H2O Provisioner is an application which can spawn H2O instances on YARN. It's prepared to be executed inside Docker container to make it easier to run it in the cloud environemnt.
The default use case of H2O Proviosioner is to spawn H2O instances on demand. It can be invoked via REST Api. After REST call, application uses H2O Driver to instantiate H2O on YARN. H2O Driver is a tool provided by H2O Team to run H2O on Hadoop cluster. It needs to open a port for a feedback communication from YARN. That's why we've implemented Ports pool to manage ports in case of spawning many H2O instances at the same time.
Path: /rest/instances/{instanceId}/create
Allowed method: POST
Required params:
- instanceId
- Path variable
- Unique identifier of h2o instance
- nodesCount
- Request parameter
- Number of H2O nodes to be spawned.
- memory
- Request parameter
- Amount of memory for a single H2O node. E.g. 256m, 1g.
- YARN configuration
- Request body
- Format:
{ "property1.name":"property1.value", "property2.name":"property2.value", ... }
Response format:
{
"hostname": "10.10.10.117",
"password": "MGImIG4QBlNg",
"port": "54323",
"username": "b20qy4sm"
}
Path: /rest/instances/{instanceId}/delete
Allowed method: POST
Required params:
- instanceId
- Path variable
- Unique identifier of running h2o instance (provided with provisioning request)
- YARN configuration
- Request body
- Format:
{ "property1.name":"property1.value", "property2.name":"property2.value", ... }
Response format:
<killed YARN job id>
To build application you can use maven:
mvn clean package
It will generate two jar files in target directory:
h2o-provisioner-<version>.jar
h2o-provisioner-<version>-api.jar
The first one is provisioner application. The second one is a client library. It is recommended to attach it to the application which will call h2o-provisioner via REST Api.

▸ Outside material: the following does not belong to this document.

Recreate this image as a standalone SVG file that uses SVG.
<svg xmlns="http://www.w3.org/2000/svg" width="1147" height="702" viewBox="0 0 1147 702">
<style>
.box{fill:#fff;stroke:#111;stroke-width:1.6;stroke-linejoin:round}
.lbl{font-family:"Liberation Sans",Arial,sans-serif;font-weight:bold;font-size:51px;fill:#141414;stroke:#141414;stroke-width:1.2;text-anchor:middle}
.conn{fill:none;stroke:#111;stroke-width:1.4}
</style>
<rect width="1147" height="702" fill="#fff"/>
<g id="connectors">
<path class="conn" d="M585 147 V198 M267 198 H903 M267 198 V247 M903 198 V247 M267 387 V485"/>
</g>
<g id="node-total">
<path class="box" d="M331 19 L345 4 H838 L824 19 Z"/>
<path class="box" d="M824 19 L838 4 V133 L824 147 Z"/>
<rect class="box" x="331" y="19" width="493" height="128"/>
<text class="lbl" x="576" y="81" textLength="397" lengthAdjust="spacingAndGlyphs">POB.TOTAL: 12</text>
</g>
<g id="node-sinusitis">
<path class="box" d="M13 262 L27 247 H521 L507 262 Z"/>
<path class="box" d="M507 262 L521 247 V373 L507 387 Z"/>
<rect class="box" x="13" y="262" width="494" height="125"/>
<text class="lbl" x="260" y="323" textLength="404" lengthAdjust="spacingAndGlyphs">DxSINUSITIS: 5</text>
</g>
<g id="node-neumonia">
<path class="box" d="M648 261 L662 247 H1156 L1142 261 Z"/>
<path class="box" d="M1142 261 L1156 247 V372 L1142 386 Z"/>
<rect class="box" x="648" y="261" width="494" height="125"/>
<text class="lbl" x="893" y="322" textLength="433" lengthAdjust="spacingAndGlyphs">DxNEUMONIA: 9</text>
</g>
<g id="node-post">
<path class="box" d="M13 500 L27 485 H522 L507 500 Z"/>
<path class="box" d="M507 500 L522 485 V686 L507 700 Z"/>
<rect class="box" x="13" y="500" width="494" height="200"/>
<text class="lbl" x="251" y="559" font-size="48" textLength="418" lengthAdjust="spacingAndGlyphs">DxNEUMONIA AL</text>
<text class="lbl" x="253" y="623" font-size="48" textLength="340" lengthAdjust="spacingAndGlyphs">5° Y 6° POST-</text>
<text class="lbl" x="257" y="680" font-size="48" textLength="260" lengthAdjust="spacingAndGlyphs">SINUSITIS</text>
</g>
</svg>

You will need in your working directory:
- Dockerfile (in this repo src/main/docker)
- krb5.conf template (in this repo src/main/docker)

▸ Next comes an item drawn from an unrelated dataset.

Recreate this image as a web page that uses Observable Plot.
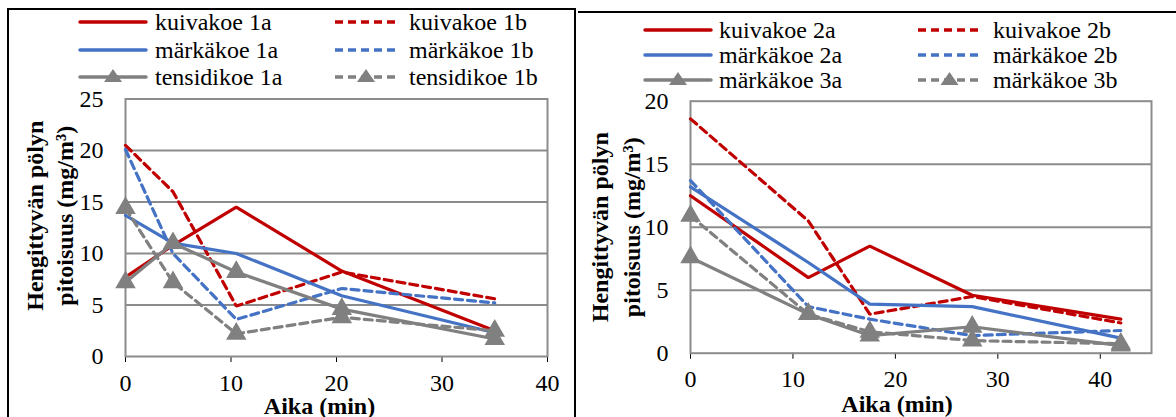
<!DOCTYPE html>
<html><head><meta charset="utf-8">
<script src="https://cdn.jsdelivr.net/npm/d3@7"></script>
<script src="https://cdn.jsdelivr.net/npm/@observablehq/plot@0.6"></script>
<style>
html,body{margin:0;padding:0;background:#fff;}
body{width:1176px;height:417px;overflow:hidden;position:relative;font-family:"Liberation Serif",serif;color:#000;}
.abs{position:absolute;}
.legend-item{position:absolute;display:flex;align-items:center;font-family:"Liberation Serif",serif;font-size:24px;line-height:24px;white-space:nowrap;height:24px;}
.legend-item svg{display:block;}
</style>
</head><body>
<div class="abs" style="left:7px;top:8px;width:569px;height:440px;border:2px solid #000;box-sizing:border-box;"></div>
<div class="abs" style="left:578px;top:11px;width:598px;height:2px;background:#000;"></div>
<div id="left" class="abs" style="left:0;top:0;width:577px;height:417px;"></div>
<div id="right" class="abs" style="left:577px;top:0;width:599px;height:417px;"></div>
<script>
// ---- data ----
const timesA = [0, 4.5, 10.5, 20.5, 35];
const kuivakoe1a = [7.7, 10.8, 14.5, 8.3, 2.5];
const kuivakoe1b = [20.5, 16.0, 4.9, 8.2, 5.6];
const markakoe1a = [13.7, 11.0, 10.0, 5.9, 2.3];
const markakoe1b = [20.1, 10.0, 3.6, 6.6, 5.2];
const tensidikoe1a = [7.2, 11.0, 8.2, 4.6, 1.7];
const tensidikoe1b = [14.4, 7.2, 2.2, 3.8, 2.5];

const timesB = [0, 11.5, 17.5, 27.5, 42];
const kuivakoe2a = [12.5, 6.0, 8.5, 4.6, 2.7];
const kuivakoe2b = [18.6, 10.5, 3.1, 4.5, 2.4];
const markakoe2a = [13.2, 7.2, 3.9, 3.7, 1.2];
const markakoe2b = [13.7, 3.7, 2.7, 1.4, 1.8];
const markakoe3a = [7.6, 3.1, 1.4, 2.1, 0.6];
const markakoe3b = [10.9, 3.1, 1.7, 1.0, 0.75];

const namesA = ["kuivakoe 1a", "kuivakoe 1b", "märkäkoe 1a", "märkäkoe 1b", "tensidikoe 1a", "tensidikoe 1b"];
const namesB = ["kuivakoe 2a", "kuivakoe 2b", "märkäkoe 2a", "märkäkoe 2b", "märkäkoe 3a", "märkäkoe 3b"];

const xTicksA = [0, 10, 20, 30, 40];
const yTicksA = [0, 5, 10, 15, 20, 25];
const xTicksB = [0, 10, 20, 30, 40];
const yTicksB = [0, 5, 10, 15, 20];

const yTitle = "Hengittyvän pölyn\npitoisuus (mg/m³)";
const xTitle = "Aika (min)";

// ---- styles ----
const RED = "#c00000", BLUE = "#4472c4", GRAY = "#808080", GRID = "#8c8c8c";
const styleOf = [
  {color: RED, dash: null, tri: false},
  {color: RED, dash: "8,5", tri: false},
  {color: BLUE, dash: null, tri: false},
  {color: BLUE, dash: "8,5", tri: false},
  {color: GRAY, dash: null, tri: true},
  {color: GRAY, dash: "8,5", tri: true}
];
const FONT = '"Liberation Serif",serif';

function chart(cfg) {
  const marks = [
    Plot.ruleY(cfg.yTicks.slice(1, -1), {stroke: GRID, strokeWidth: 2}),
    Plot.frame({stroke: GRID, strokeWidth: 2})
  ];
  cfg.series.forEach((vals, k) => {
    const st = styleOf[k];
    const rows = cfg.times.map((t, i) => ({t, v: vals[i]}));
    marks.push(Plot.line(rows, {x: "t", y: "v", stroke: st.color, strokeWidth: 3.2,
      strokeDasharray: st.dash, strokeLinejoin: "miter"}));
    if (st.tri) marks.push(Plot.dot(rows, {x: "t", y: "v", symbol: "triangle", r: 7.6, fill: st.color, stroke: "none"}));
  });
  marks.push(Plot.text([yTitle], {text: d => d, frameAnchor: "left", rotate: -90, dx: cfg.yTitleDx, dy: cfg.yTitleDy,
    fontFamily: FONT, fontWeight: "bold", fontSize: 24, lineHeight: cfg.yTitleLH, textAnchor: "middle", lineAnchor: "middle", fill: "#000"}));
  marks.push(Plot.text([xTitle], {text: d => d, frameAnchor: "bottom", dx: cfg.xTitleDx, dy: cfg.xTitleDy,
    fontFamily: FONT, fontWeight: "bold", fontSize: 24, textAnchor: "middle", lineAnchor: "middle", fill: "#000"}));
  return Plot.plot({
    width: cfg.width, height: cfg.height,
    marginLeft: cfg.ml, marginRight: cfg.mr, marginTop: cfg.mt, marginBottom: cfg.mb,
    style: {fontFamily: FONT, fontSize: "24px", color: "#000", background: "transparent", overflow: "visible"},
    x: {domain: cfg.xDomain, ticks: cfg.xTicks, tickSize: 6, tickPadding: 11, label: null, tickFormat: d => String(d)},
    y: {domain: cfg.yDomain, ticks: cfg.yTicks, tickSize: 0, tickPadding: 22, label: null, tickFormat: d => String(d)},
    marks
  });
}

function legend(container, names, cols, rows) {
  names.forEach((name, k) => {
    const st = styleOf[k];
    const col = k % 2, row = Math.floor(k / 2);
    const item = document.createElement("div");
    item.className = "legend-item";
    item.style.left = cols[col].x + "px";
    item.style.top = (rows[row] - 12) + "px";
    const w = cols[col].w;
    const tri = st.tri ? `<path d="M${w/2-9},17 L${w/2+9},17 L${w/2},4 Z" fill="${st.color}"/>` : "";
    item.innerHTML = `<svg width="${w}" height="24"><line x1="2" x2="${w-2}" y1="12" y2="12" stroke="${st.color}" stroke-width="3.5" ${st.dash ? 'stroke-dasharray="8,5"' : 'stroke-linecap="round"'}/>${tri}</svg><span style="margin-left:${cols[col].gap}px">${name}</span>`;
    container.appendChild(item);
  });
}

const left = document.getElementById("left");
const right = document.getElementById("right");

legend(left, namesA, [{x: 78, w: 70, gap: 7}, {x: 333, w: 66, gap: 10}], [22.3, 50, 76.7]);
legend(right, namesB, [{x: 643 - 577, w: 70, gap: 6}, {x: 916 - 577, w: 67, gap: 10}], [30, 55, 80]);

const svgA = chart({
  times: timesA, series: [kuivakoe1a, kuivakoe1b, markakoe1a, markakoe1b, tensidikoe1a, tensidikoe1b],
  xDomain: [0, 40], xTicks: xTicksA, yDomain: [0, 25], yTicks: yTicksA,
  width: 577, height: 332, ml: 125, mr: 30, mt: 13.5, mb: 61,
  yTitleDx: -77, yTitleDy: -12, yTitleLH: 1.22, xTitleDx: -17, xTitleDy: 50
});
svgA.style.position = "absolute"; svgA.style.left = "0px"; svgA.style.top = "85px";
left.appendChild(svgA);

const svgB = chart({
  times: timesB, series: [kuivakoe2a, kuivakoe2b, markakoe2a, markakoe2b, markakoe3a, markakoe3b],
  xDomain: [0, 45], xTicks: xTicksB, yDomain: [0, 20], yTicks: yTicksB,
  width: 599, height: 332, ml: 113, mr: 25, mt: 15.7, mb: 64.3,
  yTitleDx: -77, yTitleDy: 0, yTitleLH: 1.33, xTitleDx: -24, xTitleDy: 51.5
});
svgB.style.position = "absolute"; svgB.style.left = "0px"; svgB.style.top = "85px";
right.appendChild(svgB);
</script>
</body></html>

- h2o-provisioner jar (built by "mvn clean package" in root dir of this repo)
- h2odriver jar (recommended version 3.0.1.7)
- can be downloaded:
wget http://h2o-release.s3.amazonaws.com/h2o/rel-simons/7/h2o-3.0.1.7-cdh5.4.2.zip
- can be downloaded:
- hadoop-2.6.0.tar.gz
- can be downloaded:
wget http://archive.apache.org/dist/hadoop/core/hadoop-2.6.0/hadoop-2.6.0.tar.gz
- can be downloaded:
To build the image execute:
docker build -t tap/h2o-provisioner .
Replace "PLACEHOLDER" values below with correct values.
docker run \
-p 8080:8080 \
-p 54310-54319:54310-54319 \
-e DRIVER_PORT_LOWER=54310 \
-e DRIVER_PORT_UPPER=54319 \
-e DRIVER_IP=PLACEHOLDER \
-e KRB_KDC=PLACEHOLDER \
-e KRB_REALM=PLACEHOLDER \
-e KRB_USER=PLACEHOLDER \
-e KRB_PASSWORD=PLACEHOLDER \
tap/h2o-provisioner
Parameters:
- 8080:8080 - it means that port 8080 from container will be exposed outside as a port 8080.
- 54310-54319:54310-54319 - it means that 10 ports from range 54310:54319 will be exposed outside container as the same ports range.

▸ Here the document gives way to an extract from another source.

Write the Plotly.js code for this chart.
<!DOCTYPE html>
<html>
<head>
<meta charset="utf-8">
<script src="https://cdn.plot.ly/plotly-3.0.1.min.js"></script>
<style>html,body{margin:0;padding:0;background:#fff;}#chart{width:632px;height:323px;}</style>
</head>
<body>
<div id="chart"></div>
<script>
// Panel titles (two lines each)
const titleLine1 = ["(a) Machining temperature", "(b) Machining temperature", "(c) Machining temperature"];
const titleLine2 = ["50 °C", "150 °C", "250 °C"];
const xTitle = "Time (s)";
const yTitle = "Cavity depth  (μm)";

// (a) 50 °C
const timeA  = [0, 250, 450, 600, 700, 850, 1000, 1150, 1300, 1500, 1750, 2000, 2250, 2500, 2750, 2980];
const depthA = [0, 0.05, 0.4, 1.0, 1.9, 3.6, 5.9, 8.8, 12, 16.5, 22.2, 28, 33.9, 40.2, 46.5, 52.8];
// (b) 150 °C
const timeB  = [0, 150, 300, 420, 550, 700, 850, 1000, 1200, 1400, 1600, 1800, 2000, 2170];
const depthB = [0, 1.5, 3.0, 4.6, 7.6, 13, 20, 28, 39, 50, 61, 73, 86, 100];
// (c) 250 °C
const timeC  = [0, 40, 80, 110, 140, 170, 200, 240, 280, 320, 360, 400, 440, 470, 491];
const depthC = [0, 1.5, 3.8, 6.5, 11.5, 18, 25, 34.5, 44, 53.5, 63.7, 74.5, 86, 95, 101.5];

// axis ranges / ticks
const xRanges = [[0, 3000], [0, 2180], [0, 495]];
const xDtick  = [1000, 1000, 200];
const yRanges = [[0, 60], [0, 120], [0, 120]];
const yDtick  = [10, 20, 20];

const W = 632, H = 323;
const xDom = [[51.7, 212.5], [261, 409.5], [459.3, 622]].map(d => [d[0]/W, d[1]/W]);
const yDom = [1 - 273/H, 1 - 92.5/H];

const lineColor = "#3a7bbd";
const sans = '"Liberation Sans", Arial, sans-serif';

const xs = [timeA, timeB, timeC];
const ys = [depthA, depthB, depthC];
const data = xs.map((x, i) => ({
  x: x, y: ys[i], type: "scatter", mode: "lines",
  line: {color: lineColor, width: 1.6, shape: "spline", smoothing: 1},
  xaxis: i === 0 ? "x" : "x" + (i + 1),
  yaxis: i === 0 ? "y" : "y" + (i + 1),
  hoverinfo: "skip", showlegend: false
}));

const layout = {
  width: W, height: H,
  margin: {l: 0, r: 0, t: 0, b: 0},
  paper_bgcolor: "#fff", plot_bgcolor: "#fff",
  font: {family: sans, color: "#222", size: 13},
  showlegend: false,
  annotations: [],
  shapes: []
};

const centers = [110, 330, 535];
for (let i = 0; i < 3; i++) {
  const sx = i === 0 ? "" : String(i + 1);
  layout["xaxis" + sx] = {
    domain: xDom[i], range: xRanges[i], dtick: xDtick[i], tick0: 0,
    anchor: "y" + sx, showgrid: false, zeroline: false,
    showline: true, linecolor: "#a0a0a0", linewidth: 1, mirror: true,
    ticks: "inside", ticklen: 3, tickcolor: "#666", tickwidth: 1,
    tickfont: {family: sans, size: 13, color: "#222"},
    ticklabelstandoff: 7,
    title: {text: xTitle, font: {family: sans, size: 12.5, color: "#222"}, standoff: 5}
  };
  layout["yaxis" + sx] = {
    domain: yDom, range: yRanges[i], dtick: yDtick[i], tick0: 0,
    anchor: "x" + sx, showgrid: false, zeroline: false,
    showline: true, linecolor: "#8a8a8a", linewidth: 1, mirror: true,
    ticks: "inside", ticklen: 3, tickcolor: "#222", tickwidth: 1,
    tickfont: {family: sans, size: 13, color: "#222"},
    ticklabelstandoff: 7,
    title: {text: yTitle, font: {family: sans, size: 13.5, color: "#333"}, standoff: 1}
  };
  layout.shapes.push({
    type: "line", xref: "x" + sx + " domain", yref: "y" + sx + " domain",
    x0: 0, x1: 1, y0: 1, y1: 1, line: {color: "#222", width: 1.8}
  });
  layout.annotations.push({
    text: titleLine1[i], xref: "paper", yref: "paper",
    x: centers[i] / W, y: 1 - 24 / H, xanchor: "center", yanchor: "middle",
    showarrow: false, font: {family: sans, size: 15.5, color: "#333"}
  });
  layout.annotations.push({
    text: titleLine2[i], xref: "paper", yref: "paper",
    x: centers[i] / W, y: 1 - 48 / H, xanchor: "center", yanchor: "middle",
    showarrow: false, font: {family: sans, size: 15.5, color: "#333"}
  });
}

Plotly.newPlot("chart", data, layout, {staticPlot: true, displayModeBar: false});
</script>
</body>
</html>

- DRIVER_PORT_LOWER=54310, DRIVER_PORT_UPPER=54319 - it's an information for h2o-provisioner, that ports range 54310:54319 is available to use and will be visible outside.
- DRIVER_IP=PLACEHOLDER - here you should set IP Address of docker host. H2o-provisioner will use it to provide callback url for YARN.
- KRB_KDC - here you should set Kerberos KDC host.
- KRB_REALM - here you should set Kerberos REALM name.
- KRB_USER - here you should set name of Kerberos user.
- KRB_PASSWORD - here you should set password of Kerberos user.
curl -i "1ocalhost:8080/rest/instances/instanceName/create?memory=512m&nodesCount=1" \
-X POST -H "Content-Type: application/json" \
-d '{"<name1>": "<value1>", "<name2>": "<value2>", ... "<nameN>": "<valueN>"}'
where request body is yarn-conf in JSON format. Above instruction will spawn 1-node h2o instance with 512m memory and name "instanceName"
curl -i "1ocalhost:8080/rest/instances/instanceName/delete" \
-X POST -H "Content-Type: application/json" \
-d '{"<name1>": "<value1>", "<name2>": "<value2>", ... "<nameN>": "<valueN>"}'
where request body is yarn-conf in JSON format. Above instruction will kill YARN job H2O instance "instanceName" was spawn on.
Add dependency to client library into your maven pom.xml file:
<dependency>
<groupId>org.trustedanalytics</groupId>
<artifactId>h2o-provisioner</artifactId>
<version>0.5.8</version>
<classifier>api</classifier>
</dependency>
Using below class you can call h2o-provisioner started on localhost. You should invoke test()
method with Map<String, String>
object containing YARN configuration.
import org.springframework.http.ResponseEntity;
import org.springframework.web.client.RestTemplate;
import org.trustedanalytics.servicebroker.h2oprovisioner.rest.api.H2oCredentials;
import org.trustedanalytics.servicebroker.h2oprovisioner.rest.api.H2oProvisionerRestApi;
import org.trustedanalytics.servicebroker.h2oprovisioner.rest.api.H2oProvisionerRestClient;
import java.util.Map;
public class H2oProvisionerCall {
public void test(Map<String, String> yarnConfig) {
H2oProvisionerRestApi h2oRest =
new H2oProvisionerRestClient("localhost:8080", new RestTemplate());
ResponseEntity<H2oCredentials> response = h2oRest.createH2oInstance(
"instance-ID", "1", "512m", yarnConfig);
System.out.println("HTTP response status: " + response.getStatusCode());
System.out.println("H2O Credentials: " + response.getBody());
}
}
Using below class you can call h2o-provisioner started on localhost. You should invoke test()
method with Map<String, String>
object containing YARN configuration.
import org.springframework.http.ResponseEntity;
import org.springframework.web.client.RestTemplate;
import org.trustedanalytics.servicebroker.h2oprovisioner.rest.api.H2oProvisionerRestApi;
import org.trustedanalytics.servicebroker.h2oprovisioner.rest.api.H2oProvisionerRestClient;
import java.util.Map;
public class H2oProvisionerCall {
public void test(Map<String, String> yarnConfig) {
H2oProvisionerRestApi h2oRest =
new H2oProvisionerRestClient("localhost:8080", new RestTemplate());
ResponseEntity<String> response = h2oRest.deleteH2oInstance("instance-ID", yarnConfig);
System.out.println("HTTP response status: " + response.getStatusCode());
System.out.println("Killed H2O YARN job id: " + response.getBody());
}
}